[Collected data]
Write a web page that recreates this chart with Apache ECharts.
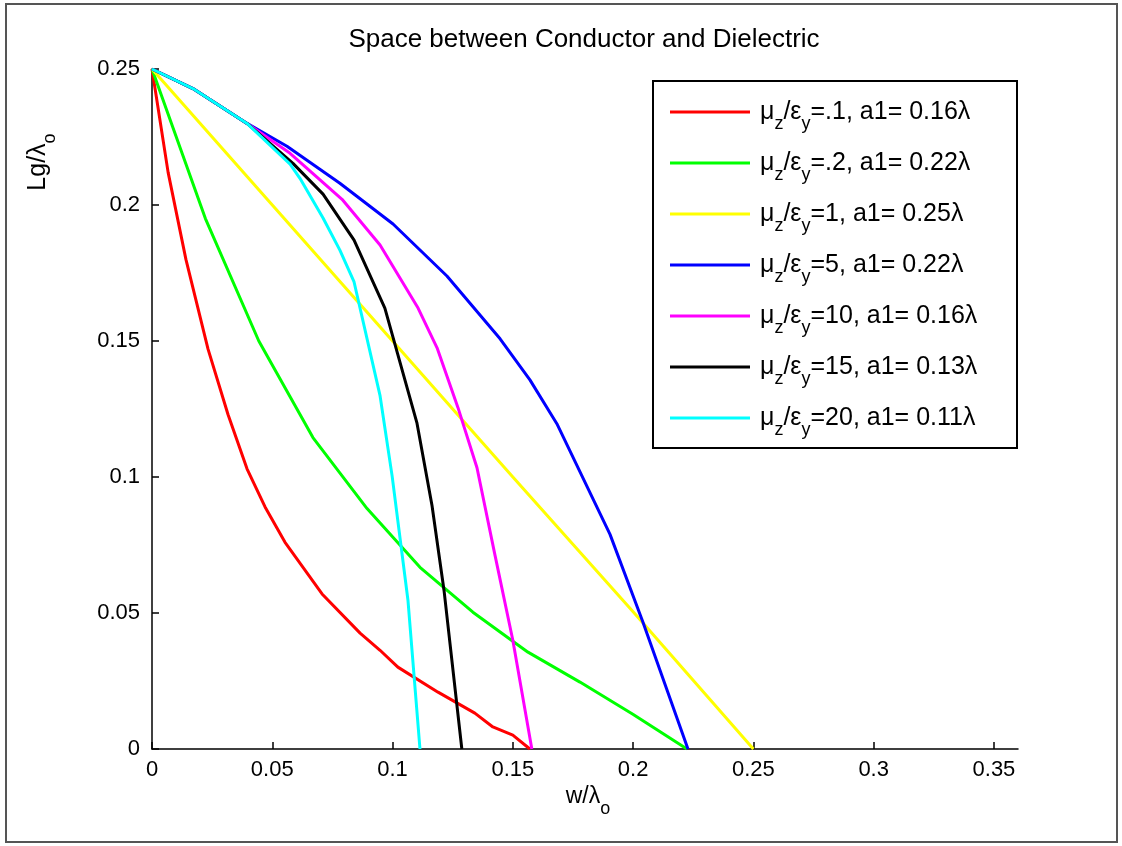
<!DOCTYPE html>
<html>
<head>
<meta charset="utf-8">
<script src="https://cdn.jsdelivr.net/npm/echarts@6/dist/echarts.min.js"></script>
<style>
html, body { margin: 0; padding: 0; background: #fff; }
#main { width: 1122px; height: 846px; }
</style>
</head>
<body>
<div id="main"></div>
<script>
// ratio mu_z/eps_y and a1 for each curve
var ratios = ['.1', '.2', '1', '5', '10', '15', '20'];
var a1s = ['0.16', '0.22', '0.25', '0.22', '0.16', '0.13', '0.11'];
var colors = ['#ff0000', '#00ff00', '#ffff00', '#0000ff', '#ff00ff', '#000000', '#00ffff'];

var xTicks = [0, 0.05, 0.1, 0.15, 0.2, 0.25, 0.3, 0.35];
var yTicks = [0, 0.05, 0.1, 0.15, 0.2, 0.25];

// curve points (w/lambda, Lg/lambda)
var redX = [0, 0.0067, 0.0141, 0.0233, 0.0316, 0.0395, 0.047, 0.0553, 0.0707, 0.0865, 0.0948, 0.1022, 0.1189, 0.1342, 0.1417, 0.150, 0.1571];
var redY = [0.25, 0.212, 0.180, 0.147, 0.123, 0.103, 0.089, 0.076, 0.057, 0.0426, 0.0363, 0.0301, 0.0209, 0.0132, 0.0081, 0.0051, 0];

var greenX = [0, 0.0222, 0.0444, 0.0669, 0.0894, 0.1114, 0.1334, 0.1563, 0.1779, 0.1999, 0.2224];
var greenY = [0.25, 0.195, 0.150, 0.1145, 0.0884, 0.0668, 0.0503, 0.0356, 0.0246, 0.0128, 0];

var yellowX = [0, 0.05, 0.1, 0.15, 0.2, 0.25];
var yellowY = [0.25, 0.2, 0.15, 0.1, 0.0505, 0];

var blueX = [0, 0.017, 0.0395, 0.0561, 0.0781, 0.1002, 0.1226, 0.1447, 0.1571, 0.1683, 0.1904, 0.2041, 0.2228];
var blueY = [0.25, 0.2428, 0.230, 0.2216, 0.208, 0.193, 0.1739, 0.1508, 0.1357, 0.1196, 0.0789, 0.0466, 0];

var magentaX = [0, 0.017, 0.0395, 0.0574, 0.079, 0.0948, 0.1106, 0.1185, 0.1272, 0.1351, 0.1426, 0.150, 0.1579];
var magentaY = [0.25, 0.2428, 0.230, 0.219, 0.2021, 0.1853, 0.1621, 0.1475, 0.1255, 0.1034, 0.0712, 0.040, 0];

var blackX = [0, 0.017, 0.0395, 0.0586, 0.0711, 0.084, 0.0968, 0.1101, 0.1164, 0.1214, 0.1288];
var blackY = [0.25, 0.2428, 0.230, 0.2153, 0.204, 0.1871, 0.1621, 0.12, 0.0895, 0.0583, 0];

var cyanX = [0, 0.017, 0.0395, 0.0574, 0.0615, 0.0711, 0.0781, 0.084, 0.0948, 0.0998, 0.1064, 0.1114];
var cyanY = [0.25, 0.2428, 0.230, 0.2150, 0.2098, 0.1952, 0.1834, 0.1717, 0.1299, 0.1005, 0.0547, 0];

var curvesX = [redX, greenX, yellowX, blueX, magentaX, blackX, cyanX];
var curvesY = [redY, greenY, yellowY, blueY, magentaY, blackY, cyanY];

var FONT = '"Liberation Sans", Arial, Helvetica, sans-serif';

function zip(xs, ys) {
    var out = [];
    for (var i = 0; i < xs.length; i++) out.push([xs[i], ys[i]]);
    return out;
}

// rich styles for text with subscripts (main text centred, subscript pushed down by top padding)
function subRich(mainSize, subSize, firstPad) {
    return {
        f: { fontSize: mainSize, lineHeight: 40, verticalAlign: 'middle', padding: [0, 0, 0, firstPad], fontFamily: FONT, color: '#000', fill: '#000' },
        m: { fontSize: mainSize, lineHeight: 40, verticalAlign: 'middle', fontFamily: FONT, color: '#000', fill: '#000' },
        s: { fontSize: subSize, lineHeight: 17, padding: [23, 0, 0, 0], verticalAlign: 'top', fontFamily: FONT, color: '#000', fill: '#000' }
    };
}

var names = [];
var series = [];
for (var i = 0; i < ratios.length; i++) {
    var nm = 'μz/εy=' + ratios[i] + ', a1= ' + a1s[i] + 'λ';
    names.push(nm);
    series.push({
        name: nm,
        type: 'line',
        data: zip(curvesX[i], curvesY[i]),
        symbol: 'none',
        showSymbol: false,
        smooth: false,
        color: colors[i],
        lineStyle: { color: colors[i], width: 3 },
        z: 2 + i
    });
}

var myChart = echarts.init(document.getElementById('main'));

var option = {
    backgroundColor: '#fff',
    animation: false,
    textStyle: { fontFamily: FONT },
    grid: { left: 152, right: 104, top: 69, bottom: 97, containLabel: false },
    legend: {
        data: names,
        orient: 'vertical',
        left: 670,
        top: 92,
        padding: 0,
        itemGap: 10,
        itemWidth: 80,
        itemHeight: 3,
        icon: 'rect',
        z: 10,
        selectedMode: false,
        formatter: function (name) {
            var k = names.indexOf(name);
            return '{f|μ}{s|z}{m|/ε}{s|y}{m|=' + ratios[k] + ', a1= ' + a1s[k] + 'λ}';
        },
        textStyle: {
            color: '#000',
            rich: subRich(25, 18, 5)
        }
    },
    xAxis: {
        type: 'value',
        min: 0,
        max: 0.36,
        interval: 0.05,
        axisLine: { show: true, onZero: false, lineStyle: { color: '#000', width: 1.5 } },
        axisTick: { show: true, inside: true, length: 7, lineStyle: { color: '#000', width: 1.5 } },
        splitLine: { show: false },
        axisLabel: { color: '#000', fontSize: 22, margin: 10, fontFamily: FONT }
    },
    yAxis: {
        type: 'value',
        min: 0,
        max: 0.25,
        interval: 0.05,
        axisLine: { show: true, onZero: false, lineStyle: { color: '#000', width: 1.5 } },
        axisTick: { show: true, inside: true, length: 7, lineStyle: { color: '#000', width: 1.5 } },
        splitLine: { show: false },
        axisLabel: { color: '#000', fontSize: 22, margin: 12, fontFamily: FONT }
    },
    graphic: [
        {
            type: 'rect', z: 0,
            shape: { x: 6, y: 4, width: 1111, height: 838 },
            style: { fill: 'none', stroke: '#555', lineWidth: 2 }
        },
        {
            type: 'rect', z: 5,
            shape: { x: 653, y: 81, width: 364, height: 367 },
            style: { fill: '#fff', stroke: '#000', lineWidth: 2 }
        },
        {
            type: 'text', z: 6,
            x: 584, y: 40,
            style: {
                text: 'Space between Conductor and Dielectric',
                fill: '#000', font: '26px ' + FONT,
                align: 'center', verticalAlign: 'middle'
            }
        },
        {
            type: 'text', z: 6,
            x: 588, y: 797,
            style: {
                text: '{m|w/λ}{s|o}',
                align: 'center', verticalAlign: 'middle',
                rich: subRich(23, 18, 0)
            }
        },
        {
            type: 'text', z: 6,
            x: 38, y: 162,
            rotation: Math.PI / 2,
            style: {
                text: '{m|Lg/λ}{s|o}',
                align: 'center', verticalAlign: 'middle',
                rich: subRich(25, 18, 0)
            }
        }
    ],
    series: series
};

myChart.setOption(option);
</script>
</body>
</html>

[Stated exercise] All the lines above are to be given again exactly as they read, with the pictures removed.

[Answer below]
Write a web page that recreates this chart with Apache ECharts.
<!DOCTYPE html>
<html>
<head>
<meta charset="utf-8">
<script src="https://cdn.jsdelivr.net/npm/echarts@6/dist/echarts.min.js"></script>
<style>
html, body { margin: 0; padding: 0; background: #fff; }
#main { width: 1122px; height: 846px; }
</style>
</head>
<body>
<div id="main"></div>
<script>
// ratio mu_z/eps_y and a1 for each curve
var ratios = ['.1', '.2', '1', '5', '10', '15', '20'];
var a1s = ['0.16', '0.22', '0.25', '0.22', '0.16', '0.13', '0.11'];
var colors = ['#ff0000', '#00ff00', '#ffff00', '#0000ff', '#ff00ff', '#000000', '#00ffff'];

var xTicks = [0, 0.05, 0.1, 0.15, 0.2, 0.25, 0.3, 0.35];
var yTicks = [0, 0.05, 0.1, 0.15, 0.2, 0.25];

// curve points (w/lambda, Lg/lambda)
var redX = [0, 0.0067, 0.0141, 0.0233, 0.0316, 0.0395, 0.047, 0.0553, 0.0707, 0.0865, 0.0948, 0.1022, 0.1189, 0.1342, 0.1417, 0.150, 0.1571];
var redY = [0.25, 0.212, 0.180, 0.147, 0.123, 0.103, 0.089, 0.076, 0.057, 0.0426, 0.0363, 0.0301, 0.0209, 0.0132, 0.0081, 0.0051, 0];

var greenX = [0, 0.0222, 0.0444, 0.0669, 0.0894, 0.1114, 0.1334, 0.1563, 0.1779, 0.1999, 0.2224];
var greenY = [0.25, 0.195, 0.150, 0.1145, 0.0884, 0.0668, 0.0503, 0.0356, 0.0246, 0.0128, 0];

var yellowX = [0, 0.05, 0.1, 0.15, 0.2, 0.25];
var yellowY = [0.25, 0.2, 0.15, 0.1, 0.0505, 0];

var blueX = [0, 0.017, 0.0395, 0.0561, 0.0781, 0.1002, 0.1226, 0.1447, 0.1571, 0.1683, 0.1904, 0.2041, 0.2228];
var blueY = [0.25, 0.2428, 0.230, 0.2216, 0.208, 0.193, 0.1739, 0.1508, 0.1357, 0.1196, 0.0789, 0.0466, 0];

var magentaX = [0, 0.017, 0.0395, 0.0574, 0.079, 0.0948, 0.1106, 0.1185, 0.1272, 0.1351, 0.1426, 0.150, 0.1579];
var magentaY = [0.25, 0.2428, 0.230, 0.219, 0.2021, 0.1853, 0.1621, 0.1475, 0.1255, 0.1034, 0.0712, 0.040, 0];

var blackX = [0, 0.017, 0.0395, 0.0586, 0.0711, 0.084, 0.0968, 0.1101, 0.1164, 0.1214, 0.1288];
var blackY = [0.25, 0.2428, 0.230, 0.2153, 0.204, 0.1871, 0.1621, 0.12, 0.0895, 0.0583, 0];

var cyanX = [0, 0.017, 0.0395, 0.0574, 0.0615, 0.0711, 0.0781, 0.084, 0.0948, 0.0998, 0.1064, 0.1114];
var cyanY = [0.25, 0.2428, 0.230, 0.2150, 0.2098, 0.1952, 0.1834, 0.1717, 0.1299, 0.1005, 0.0547, 0];

var curvesX = [redX, greenX, yellowX, blueX, magentaX, blackX, cyanX];
var curvesY = [redY, greenY, yellowY, blueY, magentaY, blackY, cyanY];

var FONT = '"Liberation Sans", Arial, Helvetica, sans-serif';

function zip(xs, ys) {
    var out = [];
    for (var i = 0; i < xs.length; i++) out.push([xs[i], ys[i]]);
    return out;
}

// rich styles for text with subscripts (main text centred, subscript pushed down by top padding)
function subRich(mainSize, subSize, firstPad) {
    return {
        f: { fontSize: mainSize, lineHeight: 40, verticalAlign: 'middle', padding: [0, 0, 0, firstPad], fontFamily: FONT, color: '#000', fill: '#000' },
        m: { fontSize: mainSize, lineHeight: 40, verticalAlign: 'middle', fontFamily: FONT, color: '#000', fill: '#000' },
        s: { fontSize: subSize, lineHeight: 17, padding: [23, 0, 0, 0], verticalAlign: 'top', fontFamily: FONT, color: '#000', fill: '#000' }
    };
}

var names = [];
var series = [];
for (var i = 0; i < ratios.length; i++) {
    var nm = 'μz/εy=' + ratios[i] + ', a1= ' + a1s[i] + 'λ';
    names.push(nm);
    series.push({
        name: nm,
        type: 'line',
        data: zip(curvesX[i], curvesY[i]),
        symbol: 'none',
        showSymbol: false,
        smooth: false,
        color: colors[i],
        lineStyle: { color: colors[i], width: 3 },
        z: 2 + i
    });
}

var myChart = echarts.init(document.getElementById('main'));

var option = {
    backgroundColor: '#fff',
    animation: false,
    textStyle: { fontFamily: FONT },
    grid: { left: 152, right: 104, top: 69, bottom: 97, containLabel: false },
    legend: {
        data: names,
        orient: 'vertical',
        left: 670,
        top: 92,
        padding: 0,
        itemGap: 10,
        itemWidth: 80,
        itemHeight: 3,
        icon: 'rect',
        z: 10,
        selectedMode: false,
        formatter: function (name) {
            var k = names.indexOf(name);
            return '{f|μ}{s|z}{m|/ε}{s|y}{m|=' + ratios[k] + ', a1= ' + a1s[k] + 'λ}';
        },
        textStyle: {
            color: '#000',
            rich: subRich(25, 18, 5)
        }
    },
    xAxis: {
        type: 'value',
        min: 0,
        max: 0.36,
        interval: 0.05,
        axisLine: { show: true, onZero: false, lineStyle: { color: '#000', width: 1.5 } },
        axisTick: { show: true, inside: true, length: 7, lineStyle: { color: '#000', width: 1.5 } },
        splitLine: { show: false },
        axisLabel: { color: '#000', fontSize: 22, margin: 10, fontFamily: FONT }
    },
    yAxis: {
        type: 'value',
        min: 0,
        max: 0.25,
        interval: 0.05,
        axisLine: { show: true, onZero: false, lineStyle: { color: '#000', width: 1.5 } },
        axisTick: { show: true, inside: true, length: 7, lineStyle: { color: '#000', width: 1.5 } },
        splitLine: { show: false },
        axisLabel: { color: '#000', fontSize: 22, margin: 12, fontFamily: FONT }
    },
    graphic: [
        {
            type: 'rect', z: 0,
            shape: { x: 6, y: 4, width: 1111, height: 838 },
            style: { fill: 'none', stroke: '#555', lineWidth: 2 }
        },
        {
            type: 'rect', z: 5,
            shape: { x: 653, y: 81, width: 364, height: 367 },
            style: { fill: '#fff', stroke: '#000', lineWidth: 2 }
        },
        {
            type: 'text', z: 6,
            x: 584, y: 40,
            style: {
                text: 'Space between Conductor and Dielectric',
                fill: '#000', font: '26px ' + FONT,
                align: 'center', verticalAlign: 'middle'
            }
        },
        {
            type: 'text', z: 6,
            x: 588, y: 797,
            style: {
                text: '{m|w/λ}{s|o}',
                align: 'center', verticalAlign: 'middle',
                rich: subRich(23, 18, 0)
            }
        },
        {
            type: 'text', z: 6,
            x: 38, y: 162,
            rotation: Math.PI / 2,
            style: {
                text: '{m|Lg/λ}{s|o}',
                align: 'center', verticalAlign: 'middle',
                rich: subRich(25, 18, 0)
            }
        }
    ],
    series: series
};

myChart.setOption(option);
</script>
</body>
</html>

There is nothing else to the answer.